- [WRITTEN PROBLEM]: Produce an exact copy of all the data below, dropping every image.

* * * *

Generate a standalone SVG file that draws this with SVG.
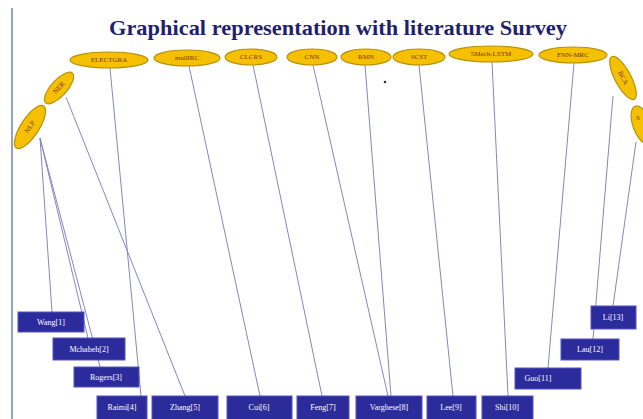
<svg xmlns="http://www.w3.org/2000/svg" width="643" height="419" viewBox="0 0 643 419">
<style>
.t{font-family:"Liberation Serif","Times New Roman",serif;font-weight:bold;font-size:21px;fill:#1f1f6e}
.e{fill:#f5c000;stroke:#b8900a;stroke-width:1.2}
.el{font-family:"Liberation Serif",serif;font-size:7px;fill:#7a3010;text-anchor:middle;dominant-baseline:central}
.b{fill:#2b2b9c;stroke:#5555c0;stroke-width:1}
.bl{font-family:"Liberation Serif",serif;font-size:8px;fill:#ffffff;text-anchor:middle;dominant-baseline:central}
.c line{stroke:#8585c5;stroke-width:1}
</style>
<rect width="643" height="419" fill="#ffffff"/>
<line x1="12" y1="8" x2="12" y2="419" stroke="#6f83b0" stroke-width="1.5"/>
<text class="t" x="338" y="35" text-anchor="middle" textLength="458" lengthAdjust="spacingAndGlyphs">Graphical representation with literature Survey</text>
<circle cx="385" cy="82" r="1.3" fill="#333"/>
<g class="c" id="connectors">
<line x1="40" y1="138" x2="52" y2="312"/>
<line x1="40" y1="138" x2="88" y2="338"/>
<line x1="40" y1="138" x2="100" y2="367"/>
<line x1="66" y1="97" x2="185" y2="396"/>
<line x1="110" y1="68" x2="141" y2="396"/>
<line x1="189" y1="66" x2="260" y2="396"/>
<line x1="253" y1="65" x2="322" y2="396"/>
<line x1="313" y1="65" x2="388" y2="396"/>
<line x1="365" y1="65" x2="391" y2="396"/>
<line x1="419" y1="65" x2="453" y2="396"/>
<line x1="492" y1="62" x2="508" y2="396"/>
<line x1="574" y1="63" x2="548" y2="368"/>
<line x1="613" y1="96" x2="593" y2="339"/>
<line x1="636" y1="142" x2="613" y2="306"/>
</g>
<g id="n-nlp"><ellipse class="e" cx="30" cy="127" rx="25" ry="9" transform="rotate(-57 30 127)"/><text class="el" x="30" y="127" transform="rotate(-57 30 127)">NLP</text></g>
<g id="n-ner"><ellipse class="e" cx="59" cy="88" rx="20" ry="8" transform="rotate(-48 59 88)"/><text class="el" x="59" y="88" transform="rotate(-48 59 88)">NER</text></g>
<g id="n-electgra"><ellipse class="e" cx="109" cy="60" rx="39" ry="8"/><text class="el" x="109" y="60">ELECTGRA</text></g>
<g id="n-multirc"><ellipse class="e" cx="187" cy="58" rx="33" ry="8"/><text class="el" x="187" y="58">mu0IRC</text></g>
<g id="n-clcrs"><ellipse class="e" cx="251" cy="57" rx="26" ry="8"/><text class="el" x="251" y="57">CLCRS</text></g>
<g id="n-cnn"><ellipse class="e" cx="312" cy="57" rx="25" ry="8"/><text class="el" x="312" y="57">CNN</text></g>
<g id="n-rmn"><ellipse class="e" cx="366" cy="57" rx="25" ry="8"/><text class="el" x="366" y="57">RMN</text></g>
<g id="n-scst"><ellipse class="e" cx="419" cy="57" rx="26" ry="8"/><text class="el" x="419" y="57">SCST</text></g>
<g id="n-mechlstm"><ellipse class="e" cx="491" cy="54" rx="42" ry="8"/><text class="el" x="491" y="54">5Mech-LSTM</text></g>
<g id="n-fnnmrc"><ellipse class="e" cx="573" cy="55" rx="34" ry="8"/><text class="el" x="573" y="55">FNN-MRC</text></g>
<g id="n-bca"><ellipse class="e" cx="623" cy="78" rx="24" ry="8" transform="rotate(62 623 78)"/><text class="el" x="623" y="78" transform="rotate(62 623 78)">BCA</text></g>
<g id="n-edge"><ellipse class="e" cx="642" cy="125" rx="20" ry="9" transform="rotate(70 642 125)"/><text class="el" x="638" y="118">S</text></g>
<g id="r-wang"><rect class="b" x="18" y="312" width="66" height="20"/><text class="bl" x="51" y="322">Wang[1]</text></g>
<g id="r-mchabeh"><rect class="b" x="53" y="338" width="72" height="22"/><text class="bl" x="89" y="349">Mchabeh[2]</text></g>
<g id="r-rogers"><rect class="b" x="74" y="367" width="65" height="20"/><text class="bl" x="106" y="377">Rogers[3]</text></g>
<g id="r-raimi"><rect class="b" x="97" y="396" width="50" height="24"/><text class="bl" x="122" y="407">Raimi[4]</text></g>
<g id="r-zhang"><rect class="b" x="152" y="396" width="66" height="24"/><text class="bl" x="185" y="407">Zhang[5]</text></g>
<g id="r-cui"><rect class="b" x="227" y="396" width="65" height="24"/><text class="bl" x="259" y="407">Cui[6]</text></g>
<g id="r-feng"><rect class="b" x="297" y="396" width="52" height="24"/><text class="bl" x="323" y="407">Feng[7]</text></g>
<g id="r-varghese"><rect class="b" x="356" y="396" width="66" height="24"/><text class="bl" x="389" y="407">Varghese[8]</text></g>
<g id="r-lee"><rect class="b" x="427" y="396" width="49" height="24"/><text class="bl" x="451" y="407">Lee[9]</text></g>
<g id="r-shi"><rect class="b" x="482" y="396" width="51" height="24"/><text class="bl" x="507" y="407">Shi[10]</text></g>
<g id="r-guo"><rect class="b" x="515" y="368" width="66" height="21"/><text class="bl" x="538" y="378.5">Guo[11]</text></g>
<g id="r-lau"><rect class="b" x="561" y="339" width="58" height="21"/><text class="bl" x="590" y="349.5">Lau[12]</text></g>
<g id="r-li"><rect class="b" x="591" y="306" width="45" height="23"/><text class="bl" x="613" y="317.5">Li[13]</text></g>
</svg>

* * * *

- [THE RESULT]:
Generate a standalone SVG file that draws this with SVG.
<svg xmlns="http://www.w3.org/2000/svg" width="643" height="419" viewBox="0 0 643 419">
<style>
.t{font-family:"Liberation Serif","Times New Roman",serif;font-weight:bold;font-size:21px;fill:#1f1f6e}
.e{fill:#f5c000;stroke:#b8900a;stroke-width:1.2}
.el{font-family:"Liberation Serif",serif;font-size:7px;fill:#7a3010;text-anchor:middle;dominant-baseline:central}
.b{fill:#2b2b9c;stroke:#5555c0;stroke-width:1}
.bl{font-family:"Liberation Serif",serif;font-size:8px;fill:#ffffff;text-anchor:middle;dominant-baseline:central}
.c line{stroke:#8585c5;stroke-width:1}
</style>
<rect width="643" height="419" fill="#ffffff"/>
<line x1="12" y1="8" x2="12" y2="419" stroke="#6f83b0" stroke-width="1.5"/>
<text class="t" x="338" y="35" text-anchor="middle" textLength="458" lengthAdjust="spacingAndGlyphs">Graphical representation with literature Survey</text>
<circle cx="385" cy="82" r="1.3" fill="#333"/>
<g class="c" id="connectors">
<line x1="40" y1="138" x2="52" y2="312"/>
<line x1="40" y1="138" x2="88" y2="338"/>
<line x1="40" y1="138" x2="100" y2="367"/>
<line x1="66" y1="97" x2="185" y2="396"/>
<line x1="110" y1="68" x2="141" y2="396"/>
<line x1="189" y1="66" x2="260" y2="396"/>
<line x1="253" y1="65" x2="322" y2="396"/>
<line x1="313" y1="65" x2="388" y2="396"/>
<line x1="365" y1="65" x2="391" y2="396"/>
<line x1="419" y1="65" x2="453" y2="396"/>
<line x1="492" y1="62" x2="508" y2="396"/>
<line x1="574" y1="63" x2="548" y2="368"/>
<line x1="613" y1="96" x2="593" y2="339"/>
<line x1="636" y1="142" x2="613" y2="306"/>
</g>
<g id="n-nlp"><ellipse class="e" cx="30" cy="127" rx="25" ry="9" transform="rotate(-57 30 127)"/><text class="el" x="30" y="127" transform="rotate(-57 30 127)">NLP</text></g>
<g id="n-ner"><ellipse class="e" cx="59" cy="88" rx="20" ry="8" transform="rotate(-48 59 88)"/><text class="el" x="59" y="88" transform="rotate(-48 59 88)">NER</text></g>
<g id="n-electgra"><ellipse class="e" cx="109" cy="60" rx="39" ry="8"/><text class="el" x="109" y="60">ELECTGRA</text></g>
<g id="n-multirc"><ellipse class="e" cx="187" cy="58" rx="33" ry="8"/><text class="el" x="187" y="58">mu0IRC</text></g>
<g id="n-clcrs"><ellipse class="e" cx="251" cy="57" rx="26" ry="8"/><text class="el" x="251" y="57">CLCRS</text></g>
<g id="n-cnn"><ellipse class="e" cx="312" cy="57" rx="25" ry="8"/><text class="el" x="312" y="57">CNN</text></g>
<g id="n-rmn"><ellipse class="e" cx="366" cy="57" rx="25" ry="8"/><text class="el" x="366" y="57">RMN</text></g>
<g id="n-scst"><ellipse class="e" cx="419" cy="57" rx="26" ry="8"/><text class="el" x="419" y="57">SCST</text></g>
<g id="n-mechlstm"><ellipse class="e" cx="491" cy="54" rx="42" ry="8"/><text class="el" x="491" y="54">5Mech-LSTM</text></g>
<g id="n-fnnmrc"><ellipse class="e" cx="573" cy="55" rx="34" ry="8"/><text class="el" x="573" y="55">FNN-MRC</text></g>
<g id="n-bca"><ellipse class="e" cx="623" cy="78" rx="24" ry="8" transform="rotate(62 623 78)"/><text class="el" x="623" y="78" transform="rotate(62 623 78)">BCA</text></g>
<g id="n-edge"><ellipse class="e" cx="642" cy="125" rx="20" ry="9" transform="rotate(70 642 125)"/><text class="el" x="638" y="118">S</text></g>
<g id="r-wang"><rect class="b" x="18" y="312" width="66" height="20"/><text class="bl" x="51" y="322">Wang[1]</text></g>
<g id="r-mchabeh"><rect class="b" x="53" y="338" width="72" height="22"/><text class="bl" x="89" y="349">Mchabeh[2]</text></g>
<g id="r-rogers"><rect class="b" x="74" y="367" width="65" height="20"/><text class="bl" x="106" y="377">Rogers[3]</text></g>
<g id="r-raimi"><rect class="b" x="97" y="396" width="50" height="24"/><text class="bl" x="122" y="407">Raimi[4]</text></g>
<g id="r-zhang"><rect class="b" x="152" y="396" width="66" height="24"/><text class="bl" x="185" y="407">Zhang[5]</text></g>
<g id="r-cui"><rect class="b" x="227" y="396" width="65" height="24"/><text class="bl" x="259" y="407">Cui[6]</text></g>
<g id="r-feng"><rect class="b" x="297" y="396" width="52" height="24"/><text class="bl" x="323" y="407">Feng[7]</text></g>
<g id="r-varghese"><rect class="b" x="356" y="396" width="66" height="24"/><text class="bl" x="389" y="407">Varghese[8]</text></g>
<g id="r-lee"><rect class="b" x="427" y="396" width="49" height="24"/><text class="bl" x="451" y="407">Lee[9]</text></g>
<g id="r-shi"><rect class="b" x="482" y="396" width="51" height="24"/><text class="bl" x="507" y="407">Shi[10]</text></g>
<g id="r-guo"><rect class="b" x="515" y="368" width="66" height="21"/><text class="bl" x="538" y="378.5">Guo[11]</text></g>
<g id="r-lau"><rect class="b" x="561" y="339" width="58" height="21"/><text class="bl" x="590" y="349.5">Lau[12]</text></g>
<g id="r-li"><rect class="b" x="591" y="306" width="45" height="23"/><text class="bl" x="613" y="317.5">Li[13]</text></g>
</svg>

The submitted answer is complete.